Does sort improve the performance of duplicates?

Using both `any` and `sort`

def duplicates_sort_any(input_list: List[int]) -> bool:
    n = len(input_list)
    input_list.sort()
    return any(input_list[i] == input_list[i+1] for i in range(n-1))

for n in [50, 100, 200, 400, 800, 1600, 3200]:
    timetrials(duplicates_sort_any, n)

average = 0.0000040 for n = 50
average = 0.0000066 for n = 100
average = 0.0000133 for n = 200
average = 0.0000266 for n = 400
average = 0.0000583 for n = 800
average = 0.0001225 for n = 1600
average = 0.0002488 for n = 3200

Does sort improve the performance of duplicates?
Does the use of any improve or hinder performance?
What is the connection between code size and efficiency?

Using `set` with a `for` loop

def duplicates_set_loop(input_list: List[int]) -> bool:
    s = set()
    for e in input_list:
        if e in s:
            return True
        s.add(e)
    return False

for n in [50, 100, 200, 400, 800, 1600, 3200]:
    timetrials(duplicates_set_loop, n)

average = 0.0000029 for n = 50
average = 0.0000051 for n = 100
average = 0.0000091 for n = 200
average = 0.0000198 for n = 400
average = 0.0000405 for n = 800
average = 0.0000843 for n = 1600
average = 0.0001638 for n = 3200

Is it possible to avoid the use of the for loop?

Using `set` without a `for` loop

def duplicates_set(input_list: List[int]) -> bool:
    return len(input_list) != len(set(input_list))

for n in [50, 100, 200, 400, 800, 1600, 3200]:
    timetrials(duplicates_set, n)

average = 0.0000017 for n = 50
average = 0.0000023 for n = 100
average = 0.0000035 for n = 200
average = 0.0000088 for n = 400
average = 0.0000183 for n = 800
average = 0.0000413 for n = 1600
average = 0.0000823 for n = 3200

What is the fastest approach to duplicate detection?
How did you know that this approach was the fastest?
Can you explain why this approach is the fastest?

Confirming correct output

print(duplicates([1, 2, 3, 4, 5, 6, 7, 8]))
print(duplicates([1, 2, 3, 4, 1, 5, 6, 7, 8]))
print(duplicates_restrict_range([1, 2, 3, 4, 5, 6, 7, 8]))
print(duplicates_restrict_range([1, 2, 3, 4, 5, 1, 6, 7, 8]))
print(duplicates_any([1, 2, 3, 4, 5, 6, 7, 8]))
print(duplicates_any([1, 2, 3, 4, 5, 6, 7, 8, 3]))
print(duplicates_sort([1, 2, 3, 4, 5, 6, 7, 8]))
print(duplicates_sort([1, 2, 3, 4, 5, 2, 6, 7, 8]))
print(duplicates_sort_any([1, 2, 3, 4, 5, 6, 7, 8]))
print(duplicates_sort_any([1, 2, 3, 4, 5, 6, 7, 8, 8]))
print(duplicates_set_loop([1, 2, 3, 4, 5, 6, 7, 8]))
print(duplicates_set_loop([1, 2, 2, 3, 4, 5, 6, 7, 8]))
print(duplicates_set([1, 2, 3, 4, 5, 6, 7, 8]))
print(duplicates_set([1, 2, 3, 4, 5, 6, 7, 8, 3]))

False
True
False
True
False
True
False
True
False
True
False
True
False
True

Duplicate Detection: `for` or `any`

duplicates:
- Uses double nested for loops
- Compares each pair of elements
duplicates_restrict_range:
- Optimizes by restricting the range of the inner loop
- Compares each pair only once
duplicates_any:
- Uses any with a generator expression
- More concise but not necessarily faster

Duplicate Detection : `sort` and `any`

duplicates_sort:
- Sorts the list first
- Checks adjacent elements for duplicates
duplicates_sort_any:
- Combines sorting with any
- Uses any to check adjacent elements

Compared to duplicates_restrict_range, are either of these functions faster?
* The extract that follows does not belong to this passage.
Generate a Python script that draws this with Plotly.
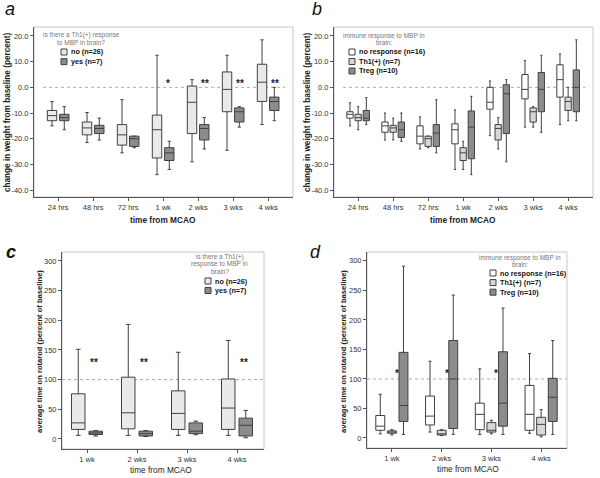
import plotly.graph_objects as go

W, H = 600, 478


def px(x):
    return x / W


def py(y):
    return 1 - y / H


# ---------------- data ----------------
CATS_AB = ["24 hrs", "48 hrs", "72 hrs", "1 wk", "2 wks", "3 wks", "4 wks"]
CATS_CD = ["1 wk", "2 wks", "3 wks", "4 wks"]

# panel a : no (n=26)
A_NO_LO = [-15, -21.5, -25.5, -34, -29, -24.5, -14.5]
A_NO_Q1 = [-13, -18.5, -22.5, -27.5, -18, -9.5, -5.5]
A_NO_MED = [-11, -15.8, -18.5, -16.5, -5.8, -0.8, 2]
A_NO_Q3 = [-9, -13.5, -14.5, -10.8, 0.5, 6, 9]
A_NO_HI = [-5.5, -9.8, -4.8, 12.5, 3, 12.5, 18.5]
# panel a : yes (n=7)
A_YES_LO = [-16.5, -20.5, -23.5, -32, -24, -15.5, -13]
A_YES_Q1 = [-13, -18, -23, -28.5, -20.5, -13.5, -9]
A_YES_MED = [-11.8, -16, -20, -25.5, -16, -9.5, -5.5]
A_YES_Q3 = [-10.5, -14.8, -19, -23.5, -14.5, -8, -3.8]
A_YES_HI = [-7.5, -12, -19, -21, -11.8, -7.5, 0]

# panel b : no response (n=16)
B_NR_LO = [-15, -20.5, -24, -32, -18.8, -15.5, -14.5]
B_NR_Q1 = [-12, -17.5, -22, -22, -8.5, -4.5, -3.8]
B_NR_MED = [-10.5, -15, -19, -16.5, -5.8, -0.8, 3]
B_NR_Q3 = [-9.5, -13.5, -15, -14.2, 0, 5, 8.8]
B_NR_HI = [-6, -10, -11.5, -8.8, 2.5, 10.5, 13]
# panel b : Th1(+) (n=7)
B_TH_LO = [-16.5, -20.5, -23.5, -32, -24, -15.5, -13]
B_TH_Q1 = [-13, -17.5, -23, -28.5, -20.5, -13.5, -9]
B_TH_MED = [-11.8, -15.8, -20, -25.5, -16, -9.5, -5.5]
B_TH_Q3 = [-10.5, -14.8, -19, -23.5, -14.5, -8, -3.8]
B_TH_HI = [-7.5, -12, -19, -21, -11.8, -7.5, 0]
# panel b : Treg (n=10)
B_TR_LO = [-14.5, -21, -25.5, -34, -29, -17.5, -13]
B_TR_Q1 = [-13, -19.5, -23, -27.8, -18, -9.5, -9.5]
B_TR_MED = [-12, -16.5, -17.8, -15.5, -2.5, -0.8, 0]
B_TR_Q3 = [-9, -13.5, -14.5, -9.2, 1, 5.8, 6.8]
B_TR_HI = [-4, -10, -4.8, -3.5, 3, 12.5, 18.5]

# panel c : no (n=26)
C_NO_LO = [6, 6, 6, 6]
C_NO_Q1 = [16, 17, 16, 16]
C_NO_MED = [27, 44, 43, 52]
C_NO_Q3 = [76, 104, 81, 101]
C_NO_HI = [151, 193, 146, 166]
# panel c : yes (n=7)
C_YES_LO = [5, 4, 7, 2]
C_YES_Q1 = [7.5, 5, 9, 5]
C_YES_MED = [10, 9, 13, 23]
C_YES_Q3 = [13, 13, 27, 35]
C_YES_HI = [14, 14, 30, 48]

# panel d : no response (n=16)
D_NR_LO = [7, 10, 6, 8]
D_NR_Q1 = [13, 22, 14, 13]
D_NR_MED = [20, 37, 40, 40]
D_NR_Q3 = [38, 71, 59, 89]
D_NR_HI = [74, 130, 117, 143]
# panel d : Th1(+) (n=7)
D_TH_LO = [5, 4, 7, 2]
D_TH_Q1 = [8, 5, 10, 5]
D_TH_MED = [10, 7, 13, 23]
D_TH_Q3 = [12, 13, 26, 35]
D_TH_HI = [14, 14, 30, 48]
# panel d : Treg (n=10)
D_TR_LO = [6, 6, 6, 6]
D_TR_Q1 = [28, 16, 20, 28]
D_TR_MED = [55, 100, 59, 69]
D_TR_Q3 = [145, 165, 146, 101]
D_TR_HI = [291, 242, 220, 165]

# significance marks
STAR_CATS_A = ["1 wk", "2 wks", "3 wks", "4 wks"]
STAR_TEXT_A = ["*", "**", "**", "**"]
STAR_Y_A = 1.5
STAR_CATS_C = ["1 wk", "2 wks", "4 wks"]
STAR_TEXT_C = ["**", "**", "**"]
STAR_Y_C = 129
STAR_CATS_D = ["1 wk", "2 wks", "3 wks"]
STAR_TEXT_D = ["*", "*", "*"]
STAR_Y_D = 109

# ticks
Y_TICKS_AB = [-40, -30, -20, -10, 0, 10, 20]
Y_TICKS_CD = [0, 50, 100, 150, 200, 250, 300]
REF_AB = 0
REF_CD = 100

LEG_A_TITLE = ["is there a Th1(+) response", "to MBP in brain?"]
LEG_A_ITEMS = ["no (n=26)", "yes (n=7)"]
LEG_B_TITLE = ["immune response to MBP in", "brain:"]
LEG_B_ITEMS = ["no response (n=16)", "Th1(+) (n=7)", "Treg (n=10)"]
LEG_C_TITLE = ["is there a Th1(+)", "response to MBP in", "brain?"]
LEG_C_ITEMS = ["no (n=26)", "yes (n=7)"]
LEG_D_TITLE = ["immune response to MBP in", "brain:"]
LEG_D_ITEMS = ["no response (n=16)", "Th1(+) (n=7)", "Treg (n=10)"]

# ---------------- style ----------------
FONT = "Liberation Sans, Arial, sans-serif"
LINE = "#404040"
AXIS = "#555555"
FRAME = "#c8c8c8"
LIGHT_DOT = "#e9e9e9"
WHITE = "#ffffff"
LIGHT = "#d8d8d8"
DARK = "#8c8c8c"

fig = go.Figure()


def add_boxes(ax, cats, groups, fills, gid):
    for i, (g, fc) in enumerate(zip(groups, fills)):
        lo, q1, med, q3, hi = g
        fig.add_trace(go.Box(
            x=cats, lowerfence=lo, q1=q1, median=med, q3=q3, upperfence=hi,
            xaxis="x" + ax, yaxis="y" + ax,
            fillcolor=fc, line=dict(color=LINE, width=1),
            whiskerwidth=0.35, boxpoints=False, showlegend=False,
            offsetgroup=f"{gid}{i}", alignmentgroup=gid, hoverinfo="skip"))


add_boxes("", CATS_AB,
          [(A_NO_LO, A_NO_Q1, A_NO_MED, A_NO_Q3, A_NO_HI),
           (A_YES_LO, A_YES_Q1, A_YES_MED, A_YES_Q3, A_YES_HI)],
          [LIGHT_DOT, DARK], "a")
add_boxes("2", CATS_AB,
          [(B_NR_LO, B_NR_Q1, B_NR_MED, B_NR_Q3, B_NR_HI),
           (B_TH_LO, B_TH_Q1, B_TH_MED, B_TH_Q3, B_TH_HI),
           (B_TR_LO, B_TR_Q1, B_TR_MED, B_TR_Q3, B_TR_HI)],
          [WHITE, LIGHT, DARK], "b")
add_boxes("3", CATS_CD,
          [(C_NO_LO, C_NO_Q1, C_NO_MED, C_NO_Q3, C_NO_HI),
           (C_YES_LO, C_YES_Q1, C_YES_MED, C_YES_Q3, C_YES_HI)],
          [LIGHT_DOT, DARK], "c")
add_boxes("4", CATS_CD,
          [(D_NR_LO, D_NR_Q1, D_NR_MED, D_NR_Q3, D_NR_HI),
           (D_TH_LO, D_TH_Q1, D_TH_MED, D_TH_Q3, D_TH_HI),
           (D_TR_LO, D_TR_Q1, D_TR_MED, D_TR_Q3, D_TR_HI)],
          [WHITE, LIGHT, DARK], "d")


def xaxis(cats, dom, rng, anchor):
    return dict(type="category", categoryorder="array", categoryarray=cats,
                domain=dom, range=rng, anchor=anchor, showline=True,
                linecolor=AXIS, linewidth=1, ticks="outside", ticklen=3,
                tickcolor=AXIS, tickfont=dict(size=7.5, color="#333", family=FONT),
                showgrid=False, zeroline=False, fixedrange=True)


def yaxis(ticks, labels, dom, rng, anchor):
    return dict(domain=dom, range=rng, anchor=anchor, showline=True,
                linecolor=AXIS, linewidth=1, ticks="outside", ticklen=3,
                tickcolor=AXIS, tickvals=ticks, ticktext=labels,
                tickfont=dict(size=7.5, color="#333", family=FONT),
                showgrid=False, zeroline=False, fixedrange=True)


lab_ab = [f"{v:.1f}" for v in Y_TICKS_AB]
lab_cd = [str(v) for v in Y_TICKS_CD]

fig.update_layout(
    width=W, height=478, margin=dict(l=0, r=0, t=0, b=0),
    paper_bgcolor="white", plot_bgcolor="white",
    boxmode="group", boxgap=0.30, boxgroupgap=0.23,
    font=dict(family=FONT, color="#222"),
    xaxis=xaxis(CATS_AB, [px(34), px(293)], [-0.69, 6.71], "y"),
    yaxis=yaxis(Y_TICKS_AB, lab_ab, [py(197), py(27)], [-42.7, 23.5], "x"),
    xaxis2=xaxis(CATS_AB, [px(334), px(593)], [-0.69, 6.71], "y2"),
    yaxis2=yaxis(Y_TICKS_AB, lab_ab, [py(197), py(27)], [-42.7, 23.5], "x2"),
    xaxis3=xaxis(CATS_CD, [px(62), px(264)], [-0.5, 3.54], "y3"),
    yaxis3=yaxis(Y_TICKS_CD, lab_cd, [py(449), py(252)], [-17, 315], "x3"),
    xaxis4=xaxis(CATS_CD, [px(367), px(567)], [-0.5, 3.52], "y4"),
    yaxis4=yaxis(Y_TICKS_CD, lab_cd, [py(448), py(252)], [-17, 315], "x4"),
)

shapes = []
annotations = []

# frames and reference lines
for ax, ref, (x0, x1) in [("", REF_AB, (0.035, 0.97)), ("2", REF_AB, (0.035, 0.97)),
                           ("3", REF_CD, (0.0, 1.0)), ("4", REF_CD, (0.0, 1.0))]:
    shapes.append(dict(type="rect", xref=f"x{ax} domain", yref=f"y{ax} domain",
                       x0=0, x1=1, y0=0, y1=1, line=dict(color=FRAME, width=1),
                       layer="below"))
    shapes.append(dict(type="line", xref=f"x{ax} domain", yref=f"y{ax}",
                       x0=x0, x1=x1, y0=ref, y1=ref,
                       line=dict(color="#aaaaaa", width=1, dash="dot"), layer="below"))


def text(x, y, s, size, bold=False, color="#222", angle=0, anchor="center",
         italic=False):
    if bold:
        s = f"<b>{s}</b>"
    if italic:
        s = f"<i>{s}</i>"
    annotations.append(dict(xref="paper", yref="paper", x=px(x), y=py(y), text=s,
                            showarrow=False, textangle=angle, xanchor=anchor,
                            yanchor="middle",
                            font=dict(size=size, color=color, family=FONT)))


# panel letters
text(10, 9, "a", 18, italic=True, color="#111")
text(317, 9, "b", 18, italic=True, color="#111")
text(11, 252, "c", 18, italic=True, bold=True, color="#111")
text(315, 252, "d", 18, italic=True, color="#111")

# axis titles
text(8, 112, "change in weight from baseline (percent)", 8.2, bold=True, angle=-90)
text(308, 112, "change in weight from baseline (percent)", 8.2, bold=True, angle=-90)
text(163, 220, "time from MCAO", 8.3, bold=True)
text(463, 220, "time from MCAO", 8.3, bold=True)
text(39, 352, "average time on rotarod (percent of baseline)", 7.6, bold=True, angle=-90)
text(343, 352, "average time on rotarod (percent of baseline)", 7.6, bold=True, angle=-90)
text(161, 470, "time from MCAO", 8.3)
text(468, 469, "time from MCAO", 8.3)


def legend(title_lines, title_x, title_y0, title_dy, items, fills, sq_x, row_y0, row_dy):
    for k, line in enumerate(title_lines):
        text(title_x, title_y0 + k * title_dy, line, 6.5, color="#777")
    for k, (it, fc) in enumerate(zip(items, fills)):
        yc = row_y0 + k * row_dy
        shapes.append(dict(type="rect", xref="paper", yref="paper",
                           x0=px(sq_x), x1=px(sq_x + 6), y0=py(yc + 3), y1=py(yc - 3),
                           fillcolor=fc, line=dict(color=LINE, width=1)))
        text(sq_x + 8, yc, it, 7.2, bold=True, anchor="left", color="#111")


legend(LEG_A_TITLE, 81, 35, 7.3, LEG_A_ITEMS, [LIGHT_DOT, DARK], 61, 52, 9.7)
legend(LEG_B_TITLE, 384, 36, 6.5, LEG_B_ITEMS, [WHITE, LIGHT, DARK], 349, 52, 9.5)
legend(LEG_C_TITLE, 220, 257, 7.2, LEG_C_ITEMS, [LIGHT_DOT, DARK], 205, 281, 9.5)
legend(LEG_D_TITLE, 520, 258, 6.5, LEG_D_ITEMS, [WHITE, LIGHT, DARK], 490, 273, 9.6)

# significance stars
for ax, cats, marks, yv in [("", STAR_CATS_A, STAR_TEXT_A, STAR_Y_A),
                            ("3", STAR_CATS_C, STAR_TEXT_C, STAR_Y_C),
                            ("4", STAR_CATS_D, STAR_TEXT_D, STAR_Y_D)]:
    for c, m in zip(cats, marks):
        annotations.append(dict(xref="x" + ax, yref="y" + ax, x=c, y=yv,
                                text=f"<b>{m}</b>", showarrow=False,
                                xanchor="left", yanchor="middle", xshift=1,
                                font=dict(size=10, color="#222", family=FONT)))

fig.update_layout(shapes=shapes, annotations=annotations)
fig.write_html(
    "out.html",
    config={"displayModeBar": False, "staticPlot": True},
    post_script="document.body.style.margin='0';document.body.style.padding='0';",
)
Can you explain why or why not?

Duplicate Detection: `set` and `for`

duplicates_set_loop:
- Uses a set to track seen elements
- Checks for duplicates during iteration
duplicates_set:
- Compares list length with set length
- Fastest approach using set

Compared to duplicates_restrict_range, are either of these functions faster? Can you explain why or why not?
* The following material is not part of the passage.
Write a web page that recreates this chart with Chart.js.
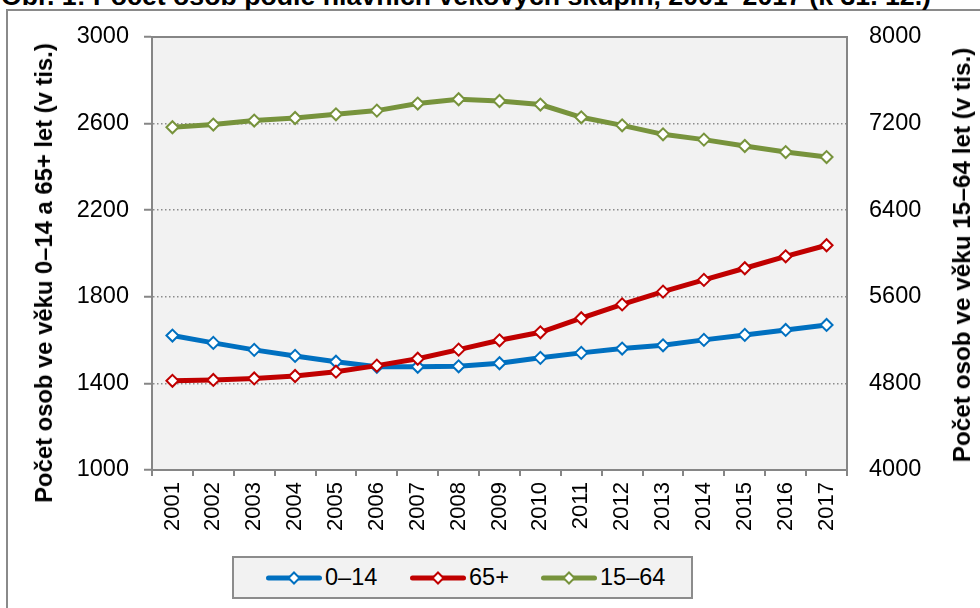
<!DOCTYPE html>
<html>
<head>
<meta charset="utf-8">
<script src="https://cdn.jsdelivr.net/npm/chart.js@4.4.0/dist/chart.umd.min.js"></script>
<style>
  body { margin: 0; background: #fff; font-family: 'Liberation Sans', Arial, sans-serif; }
  #wrap { position: relative; width: 980px; height: 608px; overflow: hidden; }
  #frame { position: absolute; left: 6px; top: 9px; width: 1100px; height: 800px; border: 2px solid #8a8a8a; }
  #title { position: absolute; left: 1px; top: -19px; font: bold 26.7px 'Liberation Sans', Arial, sans-serif; line-height: 30px; white-space: nowrap; color: #000; }
  #chartBox { position: absolute; left: 0; top: 0; width: 980px; height: 608px; }
  .axTitle { position: absolute; font-family: 'Liberation Sans', Arial, sans-serif; font-weight: bold; white-space: nowrap; color: #000;
             transform: translate(-50%, -50%) rotate(-90deg); }
  #legend { position: absolute; left: 232px; top: 556px; width: 457px; height: 39px; background: #f2f2f2; border: 2px solid #8c8c8c; }
  .item { position: absolute; top: 0; height: 39px; display: flex; align-items: center; font-size: 23.5px; color: #000; }
  .item svg { margin-right: 3px; }
</style>
</head>
<body>
<div id="wrap">
  <div id="frame"></div>
  <div id="title">Obr. 1: Počet osob podle hlavních věkových skupin, 2001–2017 (k 31. 12.)</div>
  <div id="chartBox"><canvas id="popChart" width="980" height="608"></canvas></div>
  <div class="axTitle" style="left:44px; top:273px; font-size:23.8px;">Počet osob ve věku 0–14 a 65+ let (v tis.)</div>
  <div class="axTitle" style="left:962px; top:255px; font-size:24.3px;">Počet osob ve věku 15–64 let (v tis.)</div>
  <div id="legend"></div>
</div>
<script>
const years = ['2001', '2002', '2003', '2004', '2005', '2006', '2007', '2008', '2009',
    '2010', '2011', '2012', '2013', '2014', '2015', '2016', '2017'];
const age0to14 = [1621, 1587, 1555, 1527, 1500, 1477, 1477, 1479, 1493, 1518, 1541, 1561, 1576, 1601, 1624, 1647, 1670];
const age65plus = [1412, 1416, 1423, 1434, 1454, 1482, 1514, 1556, 1599, 1636, 1701, 1765, 1824, 1878, 1932, 1987, 2038];
const age15to64 = [7166, 7191, 7228, 7252, 7286, 7320, 7385, 7425, 7409, 7376, 7258, 7184, 7101, 7052, 6993, 6937, 6891];
const leftTicks = [1000, 1400, 1800, 2200, 2600, 3000];
const rightTicks = [4000, 4800, 5600, 6400, 7200, 8000];

const BLUE = '#0070C0';
const RED = '#C00000';
const GREEN = '#77933C';
const AXIS_GRAY = '#868686';
const FAMILY = "'Liberation Sans', Arial, sans-serif";

function lineSet(label, data, color, axis, order) {
    return {
        label: label,
        data: data,
        yAxisID: axis,
        order: order,
        borderColor: color,
        borderWidth: 5,
        pointStyle: 'rectRot',
        pointRadius: 6,
        pointBorderWidth: 2,
        pointBackgroundColor: '#fff',
        pointBorderColor: color,
        tension: 0
    };
}

// plot area background + top frame line
const plotFrame = {
    id: 'plotFrame',
    beforeDraw(chart) {
        const { ctx, chartArea: a } = chart;
        ctx.save();
        ctx.fillStyle = '#f2f2f2';
        ctx.fillRect(a.left, a.top, a.right - a.left, a.bottom - a.top);
        ctx.restore();
    },
    beforeDatasetsDraw(chart) {
        const { ctx, chartArea: a } = chart;
        ctx.save();
        ctx.strokeStyle = AXIS_GRAY;
        ctx.lineWidth = 2;
        ctx.beginPath();
        ctx.moveTo(a.left, a.top);
        ctx.lineTo(a.right, a.top);
        ctx.stroke();
        ctx.restore();
    }
};

const plain = v => String(v);

const chart = new Chart(document.getElementById('popChart'), {
    type: 'line',
    data: {
        labels: years,
        datasets: [
            lineSet('0–14', age0to14, BLUE, 'yLeft', 1),
            lineSet('65+', age65plus, RED, 'yLeft', 0),
            lineSet('15–64', age15to64, GREEN, 'yRight', 2)
        ]
    },
    options: {
        responsive: false,
        animation: false,
        layout: { padding: { top: 37, left: 0, right: 0, bottom: 0 } },
        plugins: {
            legend: { display: false },
            tooltip: { enabled: false }
        },
        scales: {
            x: {
                offset: true,
                afterFit: s => { s.height = 138; },
                grid: { drawOnChartArea: false, offset: true, tickLength: 6, color: AXIS_GRAY, lineWidth: 2 },
                border: { color: AXIS_GRAY, width: 2 },
                ticks: { color: '#000', font: { family: FAMILY, size: 22 }, minRotation: 90, maxRotation: 90, padding: 6 }
            },
            yLeft: {
                position: 'left',
                min: 1000,
                max: 3000,
                afterFit: s => { s.width = 152; },
                afterBuildTicks: s => { s.ticks = leftTicks.map(v => ({ value: v })); },
                grid: { color: '#8c8c8c', lineWidth: 1.5, tickLength: 8, tickColor: AXIS_GRAY, tickWidth: 2 },
                border: { color: AXIS_GRAY, width: 2, dash: [1.5, 2.5] },
                ticks: { color: '#000', font: { family: FAMILY, size: 23.5 }, padding: 15, callback: plain }
            },
            yRight: {
                position: 'right',
                min: 4000,
                max: 8000,
                afterFit: s => { s.width = 133; },
                afterBuildTicks: s => { s.ticks = rightTicks.map(v => ({ value: v })); },
                grid: { display: false, drawTicks: false },
                border: { color: AXIS_GRAY, width: 2 },
                ticks: { color: '#000', font: { family: FAMILY, size: 23.5 }, padding: 22, callback: plain }
            }
        }
    },
    plugins: [plotFrame]
});

// legend: line with diamond marker, like the original
const legendItems = [
    { label: '0–14', color: BLUE, left: 32 },
    { label: '65+', color: RED, left: 176 },
    { label: '15–64', color: GREEN, left: 307 }
];
const legend = document.getElementById('legend');
legendItems.forEach(it => {
    const div = document.createElement('div');
    div.className = 'item';
    div.style.left = it.left + 'px';
    div.innerHTML =
        `<svg width="56" height="14" viewBox="0 0 56 14">` +
        `<line x1="2.5" y1="7" x2="53.5" y2="7" stroke="${it.color}" stroke-width="5" stroke-linecap="round"/>` +
        `<polygon points="28,1.5 33.5,7 28,12.5 22.5,7" fill="#fff" stroke="${it.color}" stroke-width="2"/>` +
        `</svg><span>${it.label}</span>`;
    legend.appendChild(div);
});
</script>
</body>
</html>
Key insights from the duplicate detection experiments

What did we learn from these experiments?
- Different implementations yield different performance results
- Time overhead increases as the input size increases
- set construction and containment check yield improvements
- Benefits from assuming that data is comparable or hashable
- Code size does not always correlate with performance

Algorithm Engineering Skill: quickly implement a doubling experiment using a function like timetrials and compare results

Summarize results from empirically studying duplicate detection

Make a table to summarize the results for each function
Determine which function is best according to runtime
Clearly articulate why that function is the best choice

Let’s play an algorithm analysis game!

You are invited to experimentally evaluate the runtime of def f(values: List[int]): -> None
Alternate from one table to the next:
- Sit with the members of your algorithm all-hands team
- State the step that you would next take to evaluate function
- If prior step was wrong, explain why and suggest a new one
- Continue this process until we have correctly studied runtime
- For each round, you may ask the instructor one question
- Question asking is determined by consensus across all teams

How to empirically measure the running time of a Python program

Implement as a Python function with inputs and outputs:
- Function use enables testing with pytest
- Using a function also makes experiments easier
Study performance trade-offs of different implementations:
- Use the time module to measure running time on inputs
- Provide different inputs to function during benchmarking
- Run the benchmarks in different execution environments